→ Stated goal:
Filter the entries and keep only the lines where the string "that" appears.
───
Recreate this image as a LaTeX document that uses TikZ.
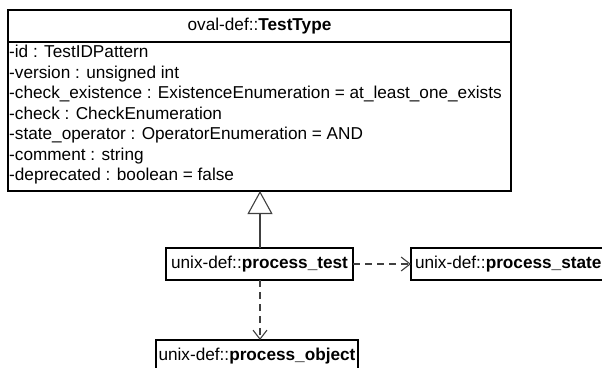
\documentclass[tikz,border=0pt]{standalone}
\usepackage{fontspec}
\setmainfont{Liberation Sans}
\usetikzlibrary{arrows.meta}
\tikzset{
  umlbox/.style={draw=black, line width=1.3pt, fill=white, inner sep=0pt, outer sep=0pt},
  lbl/.style={font=\fontsize{17.2}{20.5}\selectfont, inner sep=0pt, anchor=center},
  gen/.style={draw=black!75, line width=1.1pt, -{Triangle[open, width=25pt, length=23pt, line width=1.1pt]}},
  dep/.style={draw=black!75, line width=1.1pt, dash pattern=on 7pt off 5pt, -{Straight Barb[width=14pt, length=9pt, line width=1.1pt]}}
}
\begin{document}
\begin{tikzpicture}[x=1pt, y=-1pt]
\useasboundingbox (0,0) rectangle (602,367);
% TestType class
\draw[umlbox] (8,10) rectangle (511,191);
\draw[line width=1.3pt] (8,42) -- (511,42);
\coordinate (tbot) at (260,191);
\node[lbl] (tt) at (259.5,26) {oval-def::\textbf{TestType}};
\node[lbl, anchor=north west, align=left] (attrs) at (9,45) {%
-id : TestIDPattern\\
-version : unsigned int\\
-check\_existence : ExistenceEnumeration = at\_least\_one\_exists\\
-check : CheckEnumeration\\
-state\_operator : OperatorEnumeration = AND\\
-comment : string\\
-deprecated : boolean = false};
% process_test
\node[umlbox, lbl, minimum width=187pt, minimum height=32pt] (ptest) at (259.5,264) {unix-def::\textbf{process\_test}};
% process_state
\node[umlbox, lbl, anchor=west, minimum height=32pt, inner xsep=4pt] (pstate) at (411,264) {unix-def::\textbf{process\_state}};
% process_object
\node[umlbox, lbl, minimum width=202pt, minimum height=32pt] (pobj) at (257,356) {unix-def::\textbf{process\_object}};
% connectors
\draw[gen] (ptest.north -| tbot) -- (tbot);
\draw[dep] (ptest.east) -- (pstate.west);
\draw[dep] (ptest.south -| tbot) -- (pobj.north -| tbot);
\end{tikzpicture}
\end{document}
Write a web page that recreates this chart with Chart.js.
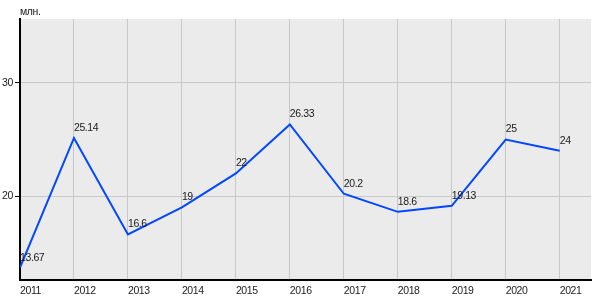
<!DOCTYPE html>
<html><head><meta charset="utf-8">
<script src="https://cdn.jsdelivr.net/npm/chart.js@4/dist/chart.umd.min.js"></script>
<style>html,body{margin:0;padding:0;background:#fff}#wrap{width:600px;height:300px}</style>
</head><body><div id="wrap"><canvas id="c" width="600" height="300"></canvas></div>
<script>
const years = [2011, 2012, 2013, 2014, 2015, 2016, 2017, 2018, 2019, 2020, 2021];
const values = [13.67, 25.14, 16.6, 19, 22, 26.33, 20.2, 18.6, 19.13, 25, 24];
const valueLabels = ["13.67", "25.14", "16.6", "19", "22", "26.33", "20.2", "18.6", "19.13", "25", "24"];
const yTicks = [20, 30];
const unitLabel = "млн.";

const FAMILY = "'Liberation Sans', Arial, sans-serif";
const FONT = "10.5px " + FAMILY;

const bgPlugin = {
  id: 'bg',
  beforeDraw(chart) {
    const {ctx, chartArea: a} = chart;
    ctx.letterSpacing = '-0.4px';
    ctx.save();
    ctx.fillStyle = '#ebebeb';
    ctx.fillRect(a.left, a.top, a.right - a.left, a.bottom - a.top);
    ctx.restore();
  },
  afterDraw(chart) {
    const {ctx, chartArea: a} = chart;
    const meta = chart.getDatasetMeta(0);
    ctx.save();
    ctx.letterSpacing = '-0.4px';
    ctx.font = FONT;
    ctx.fillStyle = '#1a1a1a';
    ctx.textAlign = 'left';
    ctx.textBaseline = 'alphabetic';
    meta.data.forEach((p, i) => {
      ctx.fillText(valueLabels[i], p.x, p.y - 7);
    });
    ctx.fillText(unitLabel, a.left, 15);
    ctx.restore();
  }
};

new Chart(document.getElementById('c'), {
  type: 'line',
  data: {
    datasets: [{
      data: years.map((y, i) => ({x: y, y: values[i]})),
      borderColor: '#0047ff',
      borderWidth: 2,
      pointRadius: 0,
      tension: 0,
      fill: false
    }]
  },
  options: {
    responsive: false,
    animation: false,
    devicePixelRatio: 1,
    layout: {padding: {top: 19, right: 9, left: 0, bottom: 0}},
    plugins: {legend: {display: false}, tooltip: {enabled: false}},
    scales: {
      x: {
        type: 'linear',
        min: 2011,
        max: 2021.58,
        afterBuildTicks: s => { s.ticks = years.map(v => ({value: v})); },
        afterFit: s => { s.height = 20; },
        ticks: {
          autoSkip: false,
          maxRotation: 0,
          align: 'start',
          padding: 5,
          color: '#1a1a1a',
          font: {family: FAMILY, size: 10.5},
          callback: v => String(v)
        },
        grid: {color: '#c8c8c8', drawTicks: false, lineWidth: 1},
        border: {display: true, color: '#000', width: 2}
      },
      y: {
        min: 12.57,
        max: 35.66,
        afterBuildTicks: s => { s.ticks = yTicks.map(v => ({value: v})); },
        afterFit: s => { s.width = 20; },
        ticks: {
          padding: 2,
          color: '#1a1a1a',
          font: {family: FAMILY, size: 10.5},
          callback: v => String(v)
        },
        grid: {color: '#c8c8c8', tickColor: '#000', tickLength: 5, lineWidth: 1},
        border: {display: true, color: '#000', width: 2}
      }
    }
  },
  plugins: [bgPlugin]
});
</script>
</body></html>
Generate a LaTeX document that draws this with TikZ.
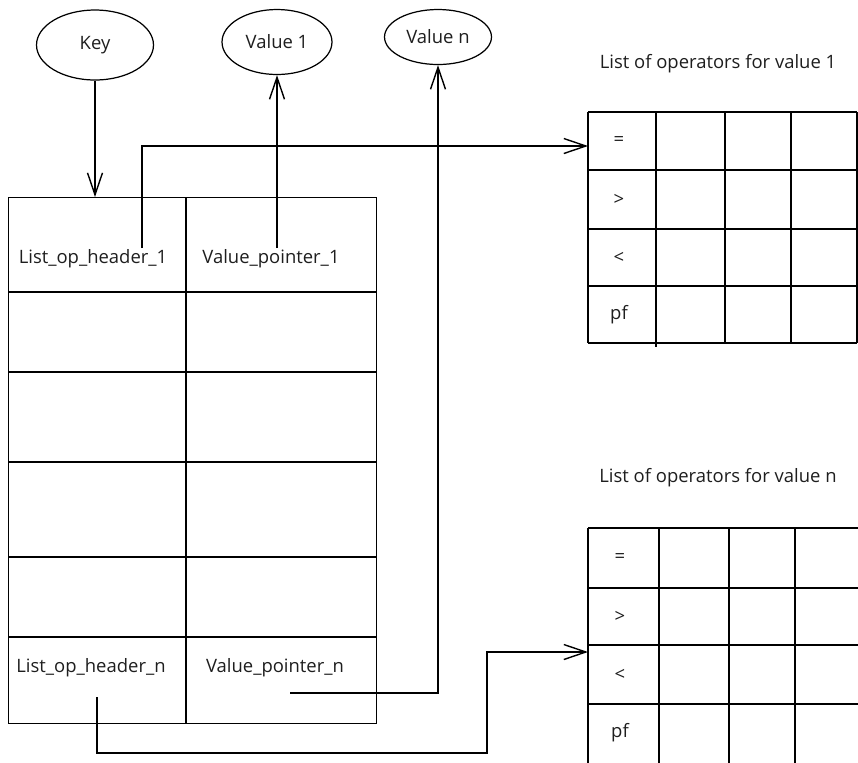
\documentclass[tikz,border=0pt]{standalone}
\usepackage{fontspec}
\setmainfont{Open Sans}
\usetikzlibrary{positioning, arrows.meta, shapes.geometric}
\definecolor{labelgray}{RGB}{30,30,30}

\begin{document}
\begin{tikzpicture}[x=0.02cm, y=-0.02cm, line width=0.8pt,
    >={Straight Barb[length=4.4mm, width=3mm]},
    every node/.style={font=\fontsize{10.5}{12}\selectfont, text=labelgray}]
  \tikzset{field/.style={ellipse, draw, line width=0.7pt, inner sep=0pt}}
  \useasboundingbox (0,0) rectangle (858,762);
  \clip (0,0) rectangle (858,762);

  % key and value fields
  \node[field, minimum width=2.34cm, minimum height=1.4cm] (key) at (95,45) {Key};
  \node[field, minimum width=2.2cm, minimum height=1.3cm] (val1) at (277,42) {Value 1};
  \node[field, minimum width=2.14cm, minimum height=1.1cm] (valn) at (438,37) {Value n};

  % hash table
  \node[draw, anchor=north west, minimum width=7.36cm, minimum height=10.52cm, inner sep=0pt] (htab) at (8,197) {};
  \draw (186,197) -- (186,723);
  \foreach \y in {292,372,462,557,637}
    \draw (8,\y) -- (376,\y);

  \node (hdr1) at (93,259) {List\_op\_header\_1};
  \node (ptr1) at (271,259) {Value\_pointer\_1};
  \node (hdrn) at (91,668) {List\_op\_header\_n};
  \node (ptrn) at (275,668) {Value\_pointer\_n};

  % operator tables
  \node (cap1) at (718,64) {List of operators for value 1};
  \foreach \y in {112,170,229,286,343}
    \draw (588,\y) -- (857,\y);
  \foreach \x in {588,656,725,791,857}
    \draw (\x,112) -- (\x,343);
  \draw (656,343) -- (656,347);
  \foreach \l/\y [count=\i] in {=/141,>/199.5,</257.5,pf/314.5}
    \node (opa\i) at (619,\y) {\l};

  \node (capn) at (718,478) {List of operators for value n};
  \foreach \y in {528,588,645,704}
    \draw (588,\y) -- (870,\y);
  \foreach \x in {588,659,729,795}
    \draw (\x,528) -- (\x,770);
  \foreach \l/\y [count=\i] in {=/558,>/616.5,</674.5,pf/733}
    \node (opb\i) at (620,\y) {\l};

  % pointers
  \coordinate (lh1) at (142,248);
  \coordinate (vp1) at (277,248);
  \coordinate (lhn) at (97,697);
  \coordinate (vpn) at (290,693);
  \coordinate (bend) at (487,753);
  \coordinate (ina) at (588,146);
  \coordinate (inb) at (588,652);

  \draw[->] (key.south) -- (key.south |- htab.north);
  \draw[->] (vp1) -- (vp1 |- val1.south);
  \draw[->] (vpn) -| (valn.south);
  \draw[->] (lh1) |- (ina);
  \draw[->] (lhn) |- (bend) |- (inb);
\end{tikzpicture}
\end{document}
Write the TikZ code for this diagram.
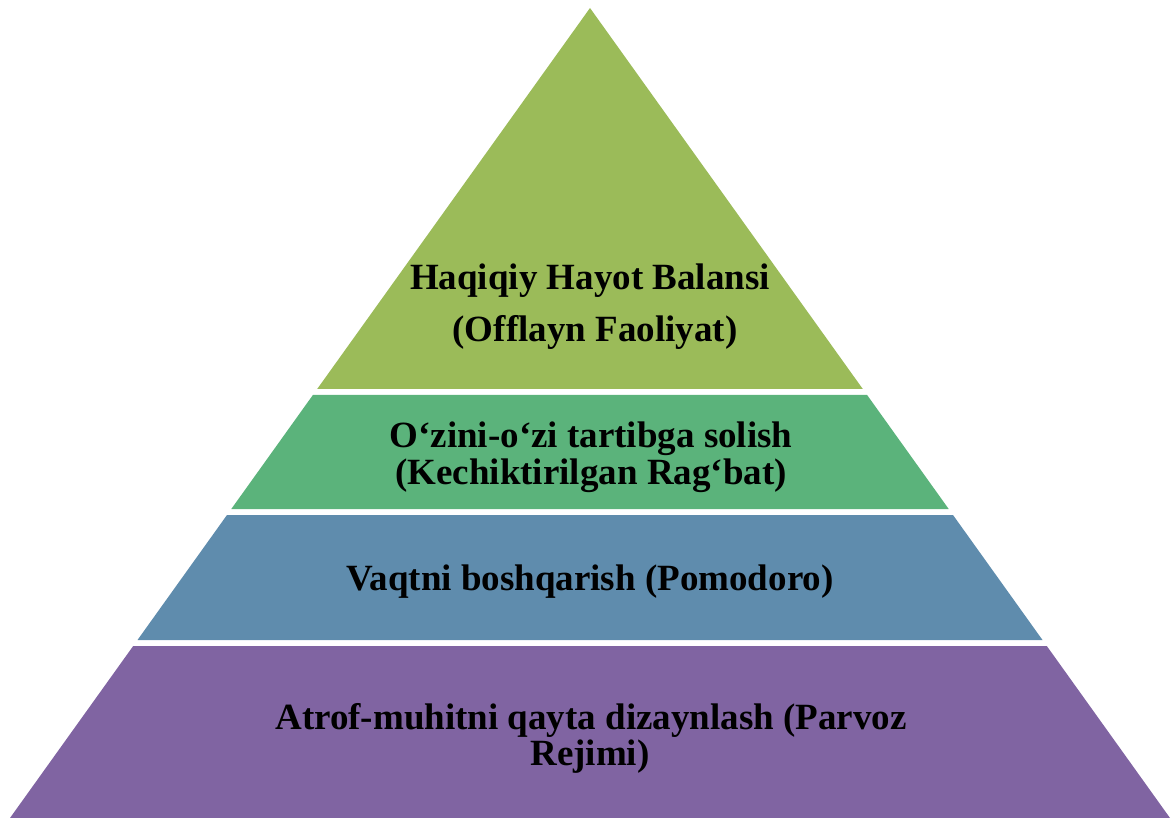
\documentclass[tikz,border=0pt]{standalone}
\usepackage{fontspec}
\setmainfont{Liberation Serif}
\definecolor{lvlA}{HTML}{9BBB59}
\definecolor{lvlB}{HTML}{5BB37B}
\definecolor{lvlC}{HTML}{5F8CAD}
\definecolor{lvlD}{HTML}{8064A2}
\tikzset{
  lbl/.style={anchor=base, inner sep=0pt, font=\fontsize{37}{37}\selectfont\bfseries, text=black},
}
\begin{document}
\begin{tikzpicture}[x=1pt,y=-1pt]
\useasboundingbox (0,0) rectangle (1171,818);
\fill[lvlA] (590,8) -- (862.8,389) -- (317.2,389) -- cycle;
\fill[lvlB] (312.9,395) -- (867.1,395) -- (948.7,509) -- (231.3,509) -- cycle;
\fill[lvlC] (227.0,515) -- (953.0,515) -- (1042.5,640) -- (137.5,640) -- cycle;
\fill[lvlD] (133.2,646) -- (1046.8,646) -- (1170,818) -- (10,818) -- cycle;
\node[lbl] (a1) at (590,290) {Haqiqiy Hayot Balansi};
\node[lbl] (a2) at (595,342) {(Offlayn Faoliyat)};
\node[lbl] (b1) at (591,448) {O‘zini-o‘zi tartibga solish};
\node[lbl] (b2) at (591,485) {(Kechiktirilgan Rag‘bat)};
\node[lbl] (c1) at (590,590) {Vaqtni boshqarish (Pomodoro)};
\node[lbl] (d1) at (591,729) {Atrof-muhitni qayta dizaynlash (Parvoz};
\node[lbl] (d2) at (590,765) {Rejimi)};
\end{tikzpicture}
\end{document}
───
→ Task response:
Recreate this image as a LaTeX document that uses TikZ.
Write a web page that recreates this chart with Chart.js.
Generate a LaTeX document that draws this with TikZ.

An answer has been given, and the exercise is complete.